Return the listing below verbatim. Pictures do not belong in the copy.

* begin PROVIDED MATERIAL *

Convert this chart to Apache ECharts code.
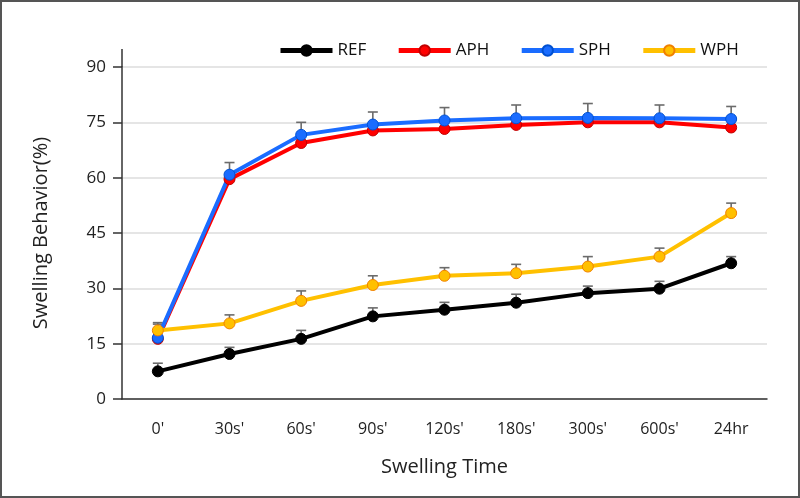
<!DOCTYPE html>
<html><head><meta charset="utf-8">
<script src="https://cdn.jsdelivr.net/npm/echarts@6/dist/echarts.min.js"></script>
<style>html,body{margin:0;padding:0;background:#fff}#c{width:800px;height:498px}</style>
</head><body><div id="c"></div>
<script>
const categories = ["0'", "30s'", "60s'", "90s'", "120s'", "180s'", "300s'", "600s'", "24hr"];
const yTicks = [0, 15, 30, 45, 60, 75, 90];
const REF = [7.5, 12.2, 16.3, 22.4, 24.2, 26.1, 28.7, 29.9, 36.8];
const APH = [16.3, 59.6, 69.4, 72.8, 73.2, 74.3, 75.0, 75.0, 73.6];
const SPH = [16.6, 60.8, 71.6, 74.4, 75.5, 76.1, 76.2, 76.1, 75.9];
const WPH = [18.6, 20.5, 26.6, 30.9, 33.4, 34.1, 35.9, 38.6, 50.4];
const REF_err = [2.2, 1.8, 2.3, 2.3, 2.0, 2.3, 1.9, 2.0, 1.8];
const SPH_err = [3.7, 3.3, 3.4, 3.4, 3.5, 3.6, 3.9, 3.6, 3.4];
const WPH_err = [2.1, 2.3, 2.7, 2.5, 2.2, 2.4, 2.7, 2.3, 2.7];

const FONT = "'Open Sans', 'Noto Sans', sans-serif";
const chart = echarts.init(document.getElementById('c'), null, {renderer: 'canvas'});

function errData(vals, errs) { return vals.map((v, i) => [i, v, errs[i]]); }
function errSeries(vals, errs) {
  return {
    type: 'custom', silent: true, z: 1,
    data: errData(vals, errs),
    renderItem: function (params, api) {
      const x = api.value(0), v = api.value(1), e = api.value(2);
      const p0 = api.coord([x, v]);
      const p1 = api.coord([x, v + e]);
      const w = 5;
      const st = {stroke: '#6b6b6b', lineWidth: 1.6};
      return {type: 'group', children: [
        {type: 'line', shape: {x1: p0[0], y1: p0[1], x2: p1[0], y2: p1[1]}, style: st},
        {type: 'line', shape: {x1: p1[0] - w, y1: p1[1], x2: p1[0] + w, y2: p1[1]}, style: st}
      ]};
    }
  };
}
function lineSeries(name, data, color, border) {
  return {
    name: name, type: 'line', data: data, z: 3,
    symbol: 'circle', symbolSize: 11,
    lineStyle: {color: color, width: 4},
    itemStyle: {color: color, borderColor: border, borderWidth: 1}
  };
}

chart.setOption({
  animation: false,
  textStyle: {fontFamily: FONT},
  grid: {left: 122, right: 33, top: 67, bottom: 99},
  legend: {
    data: ['REF', 'APH', 'SPH', 'WPH'],
    left: 273, top: 37, itemWidth: 52, itemHeight: 13, itemGap: 30,
    lineStyle: {width: 5},
    textStyle: {fontSize: 17, color: '#111', fontFamily: FONT}
  },
  xAxis: {
    type: 'category', data: categories, boundaryGap: true,
    name: 'Swelling Time', nameLocation: 'middle', nameGap: 58,
    nameTextStyle: {fontSize: 20, color: '#222', fontFamily: FONT},
    axisLine: {lineStyle: {color: '#333', width: 1.5}},
    axisTick: {show: false},
    axisLabel: {fontSize: 16, color: '#222', margin: 22, fontFamily: FONT}
  },
  yAxis: {
    type: 'value', min: yTicks[0], max: yTicks[yTicks.length - 1], interval: 15,
    name: 'Swelling Behavior(%)', nameLocation: 'middle', nameGap: 71,
    nameTextStyle: {fontSize: 20, color: '#222', fontFamily: FONT},
    axisLine: {show: true, lineStyle: {color: '#333', width: 1.5}},
    axisTick: {show: true, length: 9, lineStyle: {color: '#333', width: 1.5}},
    axisLabel: {fontSize: 17, color: '#222', margin: 16, fontFamily: FONT},
    splitLine: {lineStyle: {color: '#dcdcdc', width: 1.5}}
  },
  series: [
    errSeries(REF, REF_err),
    errSeries(SPH, SPH_err),
    errSeries(WPH, WPH_err),
    lineSeries('REF', REF, '#000000', '#000000'),
    lineSeries('APH', APH, '#ff0000', '#c00000'),
    lineSeries('SPH', SPH, '#1a6cff', '#0050d0'),
    lineSeries('WPH', WPH, '#ffc000', '#f08000')
  ]
});

const top90 = chart.convertToPixel({yAxisIndex: 0}, yTicks[yTicks.length - 1]);
const leftX = 122;
chart.setOption({
  graphic: [
    {type: 'line', shape: {x1: leftX, y1: top90 - 18, x2: leftX, y2: top90}, style: {stroke: '#333', lineWidth: 1.5}},
    {type: 'rect', shape: {x: 1, y: 1, width: 798, height: 496}, style: {fill: 'none', stroke: '#555', lineWidth: 2}}
  ]
});
</script></body></html>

* end PROVIDED MATERIAL *

= CORRECT RESULT =
Convert this chart to Apache ECharts code.
<!DOCTYPE html>
<html><head><meta charset="utf-8">
<script src="https://cdn.jsdelivr.net/npm/echarts@6/dist/echarts.min.js"></script>
<style>html,body{margin:0;padding:0;background:#fff}#c{width:800px;height:498px}</style>
</head><body><div id="c"></div>
<script>
const categories = ["0'", "30s'", "60s'", "90s'", "120s'", "180s'", "300s'", "600s'", "24hr"];
const yTicks = [0, 15, 30, 45, 60, 75, 90];
const REF = [7.5, 12.2, 16.3, 22.4, 24.2, 26.1, 28.7, 29.9, 36.8];
const APH = [16.3, 59.6, 69.4, 72.8, 73.2, 74.3, 75.0, 75.0, 73.6];
const SPH = [16.6, 60.8, 71.6, 74.4, 75.5, 76.1, 76.2, 76.1, 75.9];
const WPH = [18.6, 20.5, 26.6, 30.9, 33.4, 34.1, 35.9, 38.6, 50.4];
const REF_err = [2.2, 1.8, 2.3, 2.3, 2.0, 2.3, 1.9, 2.0, 1.8];
const SPH_err = [3.7, 3.3, 3.4, 3.4, 3.5, 3.6, 3.9, 3.6, 3.4];
const WPH_err = [2.1, 2.3, 2.7, 2.5, 2.2, 2.4, 2.7, 2.3, 2.7];

const FONT = "'Open Sans', 'Noto Sans', sans-serif";
const chart = echarts.init(document.getElementById('c'), null, {renderer: 'canvas'});

function errData(vals, errs) { return vals.map((v, i) => [i, v, errs[i]]); }
function errSeries(vals, errs) {
  return {
    type: 'custom', silent: true, z: 1,
    data: errData(vals, errs),
    renderItem: function (params, api) {
      const x = api.value(0), v = api.value(1), e = api.value(2);
      const p0 = api.coord([x, v]);
      const p1 = api.coord([x, v + e]);
      const w = 5;
      const st = {stroke: '#6b6b6b', lineWidth: 1.6};
      return {type: 'group', children: [
        {type: 'line', shape: {x1: p0[0], y1: p0[1], x2: p1[0], y2: p1[1]}, style: st},
        {type: 'line', shape: {x1: p1[0] - w, y1: p1[1], x2: p1[0] + w, y2: p1[1]}, style: st}
      ]};
    }
  };
}
function lineSeries(name, data, color, border) {
  return {
    name: name, type: 'line', data: data, z: 3,
    symbol: 'circle', symbolSize: 11,
    lineStyle: {color: color, width: 4},
    itemStyle: {color: color, borderColor: border, borderWidth: 1}
  };
}

chart.setOption({
  animation: false,
  textStyle: {fontFamily: FONT},
  grid: {left: 122, right: 33, top: 67, bottom: 99},
  legend: {
    data: ['REF', 'APH', 'SPH', 'WPH'],
    left: 273, top: 37, itemWidth: 52, itemHeight: 13, itemGap: 30,
    lineStyle: {width: 5},
    textStyle: {fontSize: 17, color: '#111', fontFamily: FONT}
  },
  xAxis: {
    type: 'category', data: categories, boundaryGap: true,
    name: 'Swelling Time', nameLocation: 'middle', nameGap: 58,
    nameTextStyle: {fontSize: 20, color: '#222', fontFamily: FONT},
    axisLine: {lineStyle: {color: '#333', width: 1.5}},
    axisTick: {show: false},
    axisLabel: {fontSize: 16, color: '#222', margin: 22, fontFamily: FONT}
  },
  yAxis: {
    type: 'value', min: yTicks[0], max: yTicks[yTicks.length - 1], interval: 15,
    name: 'Swelling Behavior(%)', nameLocation: 'middle', nameGap: 71,
    nameTextStyle: {fontSize: 20, color: '#222', fontFamily: FONT},
    axisLine: {show: true, lineStyle: {color: '#333', width: 1.5}},
    axisTick: {show: true, length: 9, lineStyle: {color: '#333', width: 1.5}},
    axisLabel: {fontSize: 17, color: '#222', margin: 16, fontFamily: FONT},
    splitLine: {lineStyle: {color: '#dcdcdc', width: 1.5}}
  },
  series: [
    errSeries(REF, REF_err),
    errSeries(SPH, SPH_err),
    errSeries(WPH, WPH_err),
    lineSeries('REF', REF, '#000000', '#000000'),
    lineSeries('APH', APH, '#ff0000', '#c00000'),
    lineSeries('SPH', SPH, '#1a6cff', '#0050d0'),
    lineSeries('WPH', WPH, '#ffc000', '#f08000')
  ]
});

const top90 = chart.convertToPixel({yAxisIndex: 0}, yTicks[yTicks.length - 1]);
const leftX = 122;
chart.setOption({
  graphic: [
    {type: 'line', shape: {x1: leftX, y1: top90 - 18, x2: leftX, y2: top90}, style: {stroke: '#333', lineWidth: 1.5}},
    {type: 'rect', shape: {x: 1, y: 1, width: 798, height: 496}, style: {fill: 'none', stroke: '#555', lineWidth: 2}}
  ]
});
</script></body></html>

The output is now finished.